Task goal:
In the lines below, output everything from the first line through the line containing "import * as" exactly as it is. Pictures are not part of the output.

======== Information provided

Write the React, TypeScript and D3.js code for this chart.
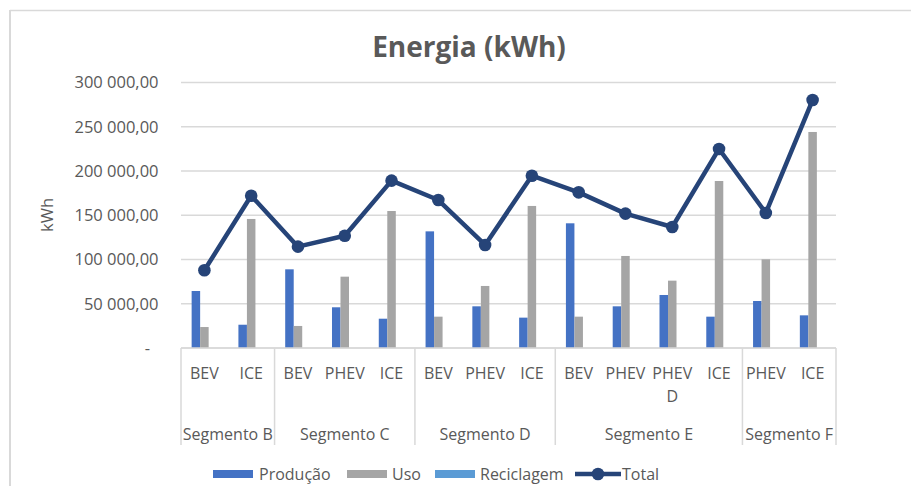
import React from "react";
import * as d3 from "d3";

const segments = ["Segmento B", "Segmento C", "Segmento D", "Segmento E", "Segmento F"];
const categories = [
  { seg: "Segmento B", name: "BEV" },
  { seg: "Segmento B", name: "ICE" },
  { seg: "Segmento C", name: "BEV" },
  { seg: "Segmento C", name: "PHEV" },
  { seg: "Segmento C", name: "ICE" },
  { seg: "Segmento D", name: "BEV" },
  { seg: "Segmento D", name: "PHEV" },
  { seg: "Segmento D", name: "ICE" },
  { seg: "Segmento E", name: "BEV" },
  { seg: "Segmento E", name: "PHEV" },
  { seg: "Segmento E", name: "PHEV D" },
  { seg: "Segmento E", name: "ICE" },
  { seg: "Segmento F", name: "PHEV" },
  { seg: "Segmento F", name: "ICE" },
];
const producao = [64400, 26300, 88900, 46000, 33100, 131800, 47100, 34300, 140900, 47100, 59900, 35400, 53100, 36900];
const uso = [23700, 145800, 24900, 80600, 154800, 35400, 70100, 160500, 35400, 104000, 76100, 188700, 100200, 244100];
const reciclagem = [0, 0, 0, 0, 0, 0, 0, 0, 0, 0, 0, 0, 0, 0];
const total = [87800, 172100, 114500, 126900, 189100, 167200, 116400, 194700, 175900, 151800, 136700, 224900, 152600, 280200];
const yTicks = [0, 50000, 100000, 150000, 200000, 250000, 300000];
const legendLabels = ["Produção", "Uso", "Reciclagem", "Total"];

const W = 911;
const H = 486;
const plot = { left: 181, right: 836, top: 82.5, bottom: 348 };
const FONT = "'Open Sans', 'Noto Sans', sans-serif";
const TXT = "#595959";
const GRID = "#D9D9D9";
const colors = { prod: "#4472C4", uso: "#A5A5A5", rec: "#5B9BD5", total: "#264478" };

const fmt = (v: number) => {
  if (v === 0) return "-";
  const s = d3.format(",.2f")(v);
  return s.replace(/,/g, " ").replace(".", ",");
};

export default function App() {
  const x = d3
    .scaleBand<number>()
    .domain(categories.map((_, i) => i))
    .range([plot.left, plot.right])
    .paddingInner(0)
    .paddingOuter(0);
  const y = d3.scaleLinear().domain([0, 300000]).range([plot.bottom, plot.top]);
  const bw = x.bandwidth();
  const barW = bw / 5.5;
  const groupStart = (i: number) => (x(i) as number) + bw / 2 - (3 * barW) / 2;
  const series = [
    { key: "prod", vals: producao, color: colors.prod },
    { key: "uso", vals: uso, color: colors.uso },
    { key: "rec", vals: reciclagem, color: colors.rec },
  ];
  const line = d3
    .line<number>()
    .x((_, i) => (x(i) as number) + bw / 2)
    .y((d) => y(d));

  const segBounds = segments.map((s) => {
    const idx = categories.map((c, i) => (c.seg === s ? i : -1)).filter((i) => i >= 0);
    const x0 = x(idx[0]) as number;
    const x1 = (x(idx[idx.length - 1]) as number) + bw;
    return { s, x0, x1 };
  });

  const legendY = 480;
  const legendItems = [
    { label: legendLabels[0], sw: 213, tx: 259, color: colors.prod, kind: "rect" },
    { label: legendLabels[1], sw: 347, tx: 392, color: colors.uso, kind: "rect" },
    { label: legendLabels[2], sw: 435, tx: 480, color: colors.rec, kind: "rect" },
    { label: legendLabels[3], sw: 575, tx: 622, color: colors.total, kind: "line" },
  ];

  return (
    <svg
      width={W}
      height={H}
      style={{ position: "absolute", left: 0, top: 0, background: "#fff" }}
      fontFamily={FONT}
    >
      <rect x={0} y={0} width={W} height={H} fill="#fff" />
      <line x1={10} y1={10.5} x2={W} y2={10.5} stroke={GRID} strokeWidth={1.5} />
      <line x1={10} y1={10} x2={10} y2={H} stroke={GRID} strokeWidth={2} />

      <text x={469} y={57} textAnchor="middle" fontSize={28} fontWeight="bold" fill={TXT}>
        Energia (kWh)
      </text>

      {yTicks.map((t) => (
        <line key={t} x1={plot.left} x2={plot.right} y1={y(t)} y2={y(t)} stroke={GRID} strokeWidth={1.5} />
      ))}
      {yTicks.map((t) => (
        <text
          key={"l" + t}
          x={t === 0 ? 150 : 158.5}
          y={y(t)}
          dy="0.36em"
          textAnchor="end"
          fontSize={16.5}
          fill={TXT}
        >
          {fmt(t)}
        </text>
      ))}
      <text transform={`translate(53,215) rotate(-90)`} textAnchor="middle" fontSize={16.5} fill={TXT}>
        kWh
      </text>

      {series.map((s, si) =>
        s.vals.map((v, i) => (
          <rect
            key={s.key + i}
            x={groupStart(i) + si * barW}
            y={Math.min(y(v), y(0))}
            width={barW}
            height={Math.abs(y(0) - y(v))}
            fill={s.color}
          />
        ))
      )}

      <path d={line(total) || ""} fill="none" stroke={colors.total} strokeWidth={4.5} strokeLinejoin="round" />
      {total.map((v, i) => (
        <circle key={"c" + i} cx={(x(i) as number) + bw / 2} cy={y(v)} r={6.3} fill={colors.total} />
      ))}

      <line x1={plot.left} x2={plot.right} y1={plot.bottom} y2={plot.bottom} stroke={GRID} strokeWidth={1.5} />
      {segBounds.map((b, i) => (
        <g key={b.s}>
          {i === 0 && <line x1={b.x0} x2={b.x0} y1={plot.bottom} y2={445} stroke={GRID} strokeWidth={1.5} />}
          <line x1={b.x1} x2={b.x1} y1={plot.bottom} y2={445} stroke={GRID} strokeWidth={1.5} />
          <text x={(b.x0 + b.x1) / 2} y={440} textAnchor="middle" fontSize={16} fill={TXT}>
            {b.s}
          </text>
        </g>
      ))}
      {categories.map((c, i) => {
        const cx = (x(i) as number) + bw / 2;
        const parts = c.name === "PHEV D" ? ["PHEV", "D"] : [c.name];
        return (
          <text key={"cat" + i} x={cx} y={379} textAnchor="middle" fontSize={16} fill={TXT}>
            {parts.map((p, k) => (
              <tspan key={k} x={cx} dy={k === 0 ? 0 : 22.5}>
                {p}
              </tspan>
            ))}
          </text>
        );
      })}

      {legendItems.map((it) => (
        <g key={it.label}>
          {it.kind === "rect" ? (
            <rect x={it.sw} y={470} width={40} height={8} fill={it.color} />
          ) : (
            <g>
              <line x1={it.sw} x2={it.sw + 46} y1={474} y2={474} stroke={it.color} strokeWidth={4.5} />
              <circle cx={it.sw + 23} cy={474} r={6.3} fill={it.color} />
            </g>
          )}
          <text x={it.tx} y={legendY} fontSize={16} fill={TXT}>
            {it.label}
          </text>
        </g>
      ))}
    </svg>
  );
}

================

Complete answer:
Write the React, TypeScript and D3.js code for this chart.
import React from "react";
import * as d3 from "d3";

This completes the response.